PROBLEM STATEMENT ▸ Retype exactly what runs from the first line of the data to the line with "0.93, 0.93, 0.83]", keeping both of those lines and skipping pictures.

DATA PROVIDED ▸
________

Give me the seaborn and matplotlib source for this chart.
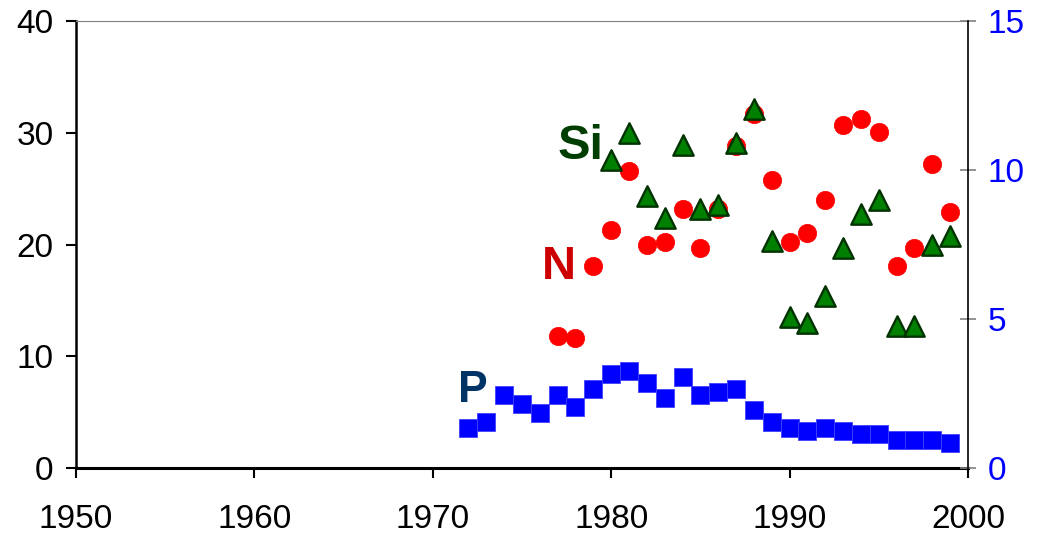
import matplotlib
matplotlib.use("Agg")
import matplotlib.pyplot as plt
import seaborn as sns
import pandas as pd

# ---- data ----
p_years = list(range(1972, 2000))
p_values = [1.33, 1.53, 2.44, 2.14, 1.84, 2.44, 2.04, 2.64, 3.14, 3.24, 2.84, 2.34, 3.04, 2.44,
            2.54, 2.64, 1.94, 1.53, 1.33, 1.23, 1.33, 1.23, 1.13, 1.13, 0.93, 0.93, 0.93, 0.83]

n_years = list(range(1977, 2000))
n_values = [11.8, 11.6, 18.1, 21.3, 26.6, 20.0, 20.2, 23.2, 19.7, 23.2, 28.8, 31.7, 25.8,
            20.2, 21.0, 24.0, 30.7, 31.2, 30.1, 18.1, 19.7, 27.2, 22.9]

si_years = list(range(1980, 2000))
si_values = [27.6, 30.0, 24.3, 22.4, 28.9, 23.2, 23.5, 29.1, 32.1, 20.3, 13.5, 13.0, 15.4,
             19.7, 22.7, 24.0, 12.7, 12.7, 20.0, 20.8]

x_ticks = [1950, 1960, 1970, 1980, 1990, 2000]
left_ticks = [0, 10, 20, 30, 40]
right_ticks = [0, 5, 10, 15]

sns.set_style("white")
plt.rcParams['font.family'] = ['Liberation Sans', 'DejaVu Sans']

fig = plt.figure(figsize=(10.45, 5.35), dpi=100)
ax = fig.add_axes([0.0727, 0.1252, 0.8536, 0.8355])

df_n = pd.DataFrame({"year": n_years, "value": n_values})
df_si = pd.DataFrame({"year": si_years, "value": si_values})
df_p = pd.DataFrame({"year": p_years, "value": p_values})

sns.scatterplot(data=df_n, x="year", y="value", ax=ax, marker="o", s=175,
                color="#FF0000", edgecolor="#FF0000", linewidth=0.5, zorder=3)
sns.scatterplot(data=df_si, x="year", y="value", ax=ax, marker="^", s=215,
                color="#008000", edgecolor="#003300", linewidth=1.7, zorder=4)

ax.set_xlim(1950, 2000)
ax.set_ylim(0, 40)
ax.set_xticks(x_ticks)
ax.set_yticks(left_ticks)
ax.set_xlabel("")
ax.set_ylabel("")
ax.tick_params(axis="x", direction="out", length=7, width=1.5, colors="black",
               labelsize=24, pad=19, bottom=True)
ax.tick_params(axis="y", direction="out", length=7, width=1.5, colors="black",
               labelsize=24, pad=9, left=True)
ax.spines["left"].set_linewidth(1.8)
ax.spines["left"].set_color("black")
ax.spines["bottom"].set_linewidth(2.2)
ax.spines["bottom"].set_color("black")
ax.spines["top"].set_linewidth(0.8)
ax.spines["top"].set_color("#808080")
ax.spines["right"].set_visible(False)

ax.text(1977.0, 27.65, "Si", color="#003D00", fontsize=35, fontweight="bold",
        ha="left", va="baseline")
ax.text(1976.1, 16.9, "N", color="#CC0000", fontsize=34, fontweight="bold",
        ha="left", va="baseline")
ax.text(1971.4, 5.9, "P", color="#003366", fontsize=32, fontweight="bold",
        ha="left", va="baseline")

ax2 = ax.twinx()
sns.scatterplot(data=df_p, x="year", y="value", ax=ax2, marker="s", s=165,
                color="#0000FF", edgecolor="#4040FF", linewidth=0.6, zorder=3)
ax2.set_ylim(0, 15)
ax2.set_yticks(right_ticks)
ax2.set_ylabel("")
ax2.tick_params(axis="y", direction="inout", length=12, width=1.2, colors="#808080",
                labelcolor="#0000FF", labelsize=24, pad=8, right=True)
for s in ["left", "top", "bottom"]:
    ax2.spines[s].set_visible(False)
ax2.spines["right"].set_linewidth(1.2)
ax2.spines["right"].set_color("black")

fig.savefig("out.png", dpi=100)
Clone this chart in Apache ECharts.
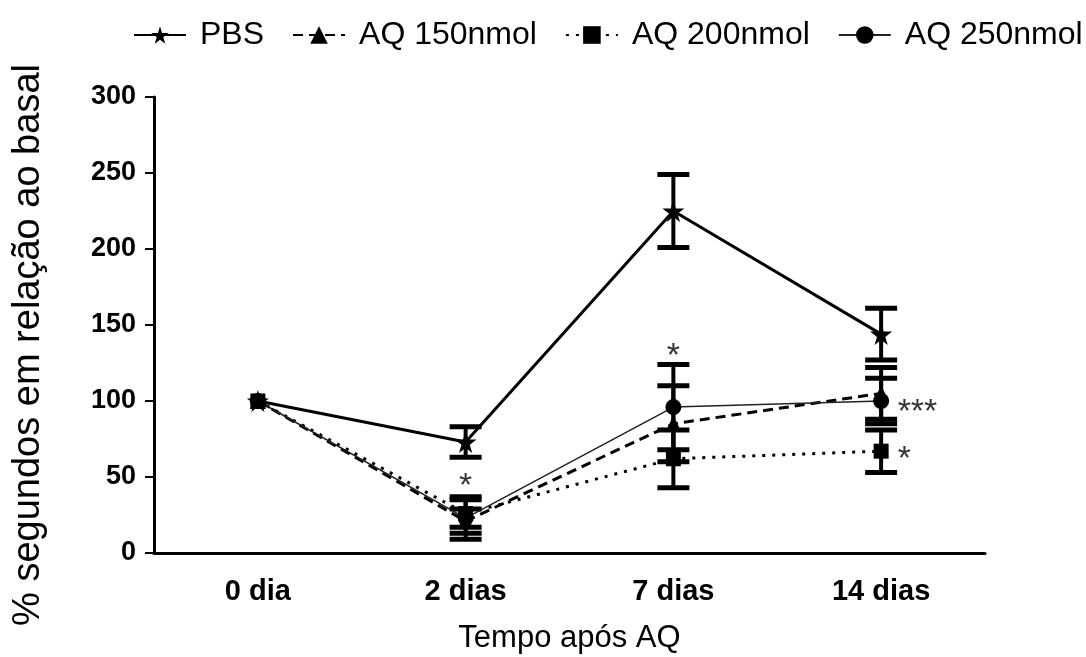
<!DOCTYPE html>
<html>
<head>
<meta charset="utf-8">
<script src="https://cdn.jsdelivr.net/npm/echarts@6/dist/echarts.min.js"></script>
<style>
  html, body { margin: 0; padding: 0; background: #fff; }
  #chart { width: 1086px; height: 657px; }
</style>
</head>
<body>
<div id="chart"></div>
<script>
// Time points after AQ injection
const categories = ['0 dia', '2 dias', '7 dias', '14 dias'];
const yTicks = [0, 50, 100, 150, 200, 250, 300];

// Group means (% of basal) and SEM
const pbsMean   = [100, 73, 225, 144];
const pbsSem    = [0, 10, 24, 17];
const aq150Mean = [100, 21, 85, 105];
const aq150Sem  = [0, 8, 25, 17];
const aq200Mean = [100, 26, 62, 67];
const aq200Sem  = [0, 9, 19, 14];
const aq250Mean = [100, 23, 96, 100];
const aq250Sem  = [0, 14, 28, 15];

// Significance marks: [time point, value, text]
const marksAbove = [['2 dias', 50, '*'], ['7 dias', 136, '*']];
const marksBeside = [['14 dias', 99, '***'], ['14 dias', 68, '*']];

const STAR = 'path://M50,0 L61,35 L98,35 L68,57 L79,91 L50,70 L21,91 L32,57 L2,35 L39,35 Z';
const FONT = 'Liberation Sans, Arial, sans-serif';

const groups = [
  { name: 'PBS', mean: pbsMean, sem: pbsSem, symbol: STAR, size: 22,
    line: { color: '#000', width: 3, type: 'solid' } },
  { name: 'AQ 150nmol', mean: aq150Mean, sem: aq150Sem, symbol: 'triangle', size: 16,
    line: { color: '#000', width: 3, type: [10, 6] } },
  { name: 'AQ 200nmol', mean: aq200Mean, sem: aq200Sem, symbol: 'rect', size: 15,
    line: { color: '#000', width: 3, type: [3, 7] } },
  { name: 'AQ 250nmol', mean: aq250Mean, sem: aq250Sem, symbol: 'circle', size: 16,
    line: { color: '#222', width: 1.5, type: 'solid' } }
];

function errorBarSeries(g) {
  return {
    type: 'custom',
    name: g.name + ' SEM',
    z: 3,
    silent: true,
    data: categories.map((c, i) => [i, g.mean[i] - g.sem[i], g.mean[i] + g.sem[i]]),
    renderItem: function (params, api) {
      if (api.value(2) - api.value(1) <= 0) return null;
      const lo = api.coord([api.value(0), api.value(1)]);
      const hi = api.coord([api.value(0), api.value(2)]);
      const hw = 16;
      const cap = { stroke: '#000', lineWidth: 5 };
      return {
        type: 'group',
        children: [
          { type: 'line', shape: { x1: lo[0], y1: lo[1], x2: hi[0], y2: hi[1] }, style: { stroke: '#000', lineWidth: 4 } },
          { type: 'line', shape: { x1: lo[0] - hw, y1: lo[1], x2: lo[0] + hw, y2: lo[1] }, style: cap },
          { type: 'line', shape: { x1: hi[0] - hw, y1: hi[1], x2: hi[0] + hw, y2: hi[1] }, style: cap }
        ]
      };
    }
  };
}

const lineSeries = groups.map(g => ({
  type: 'line',
  name: g.name,
  data: g.mean,
  symbol: g.symbol,
  symbolSize: g.size,
  showAllSymbol: true,
  z: 4,
  itemStyle: { color: '#000', borderWidth: 0 },
  lineStyle: g.line
}));

const annotation = (arr, pos) => ({
  type: 'scatter',
  silent: true,
  symbol: 'circle',
  symbolSize: 1,
  itemStyle: { color: 'rgba(0,0,0,0)' },
  z: 5,
  data: arr.map(m => ({ value: [m[0], m[1]], label: { formatter: m[2] } })),
  label: {
    show: true,
    position: pos,
    distance: pos === 'right' ? 16 : 0,
    fontFamily: FONT,
    fontSize: 34,
    color: '#000',
    offset: [0, 10]
  }
});

const chart = echarts.init(document.getElementById('chart'), null, { renderer: 'canvas' });
chart.setOption({
  animation: false,
  backgroundColor: '#fff',
  legend: {
    data: groups.map(g => g.name),
    left: 128,
    top: 14,
    width: 958,
    itemWidth: 52,
    itemHeight: 22,
    itemGap: 28,
    textStyle: { fontFamily: FONT, fontSize: 32, color: '#000', padding: [0, 0, 0, 9] }
  },
  grid: { left: 154, right: 101, top: 97, bottom: 104, containLabel: false, outerBoundsMode: 'none' },
  xAxis: {
    type: 'category',
    data: categories,
    boundaryGap: true,
    name: 'Tempo após AQ',
    nameLocation: 'middle',
    nameGap: 70,
    nameTextStyle: { fontFamily: FONT, fontSize: 31, color: '#000' },
    axisLine: { lineStyle: { color: '#000', width: 3 } },
    axisTick: { alignWithLabel: true, length: 9, lineStyle: { color: '#000', width: 2 } },
    axisLabel: { fontFamily: FONT, fontWeight: 'bold', fontSize: 29, color: '#000', margin: 24 },
    splitLine: { show: false }
  },
  yAxis: {
    type: 'value',
    min: yTicks[0],
    max: yTicks[yTicks.length - 1],
    interval: yTicks[1] - yTicks[0],
    name: '% segundos em relação ao basal',
    nameLocation: 'middle',
    nameGap: 106,
    nameRotate: 90,
    nameTextStyle: { fontFamily: FONT, fontSize: 38, color: '#000', padding: [0, 40, 0, 0] },
    axisLine: { show: true, lineStyle: { color: '#000', width: 3 } },
    axisTick: { show: true, length: 9, lineStyle: { color: '#000', width: 2 } },
    axisLabel: { fontFamily: FONT, fontWeight: 'bold', fontSize: 27, color: '#000', margin: 18 },
    splitLine: { show: false }
  },
  series: [
    ...groups.map(errorBarSeries),
    ...lineSeries,
    annotation(marksAbove, 'inside'),
    annotation(marksBeside, 'right')
  ]
});
</script>
</body>
</html>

________

OUTPUT BELOW ▸
Give me the seaborn and matplotlib source for this chart.
import matplotlib
matplotlib.use("Agg")
import matplotlib.pyplot as plt
import seaborn as sns
import pandas as pd

# ---- data ----
p_years = list(range(1972, 2000))
p_values = [1.33, 1.53, 2.44, 2.14, 1.84, 2.44, 2.04, 2.64, 3.14, 3.24, 2.84, 2.34, 3.04, 2.44,
            2.54, 2.64, 1.94, 1.53, 1.33, 1.23, 1.33, 1.23, 1.13, 1.13, 0.93, 0.93, 0.93, 0.83]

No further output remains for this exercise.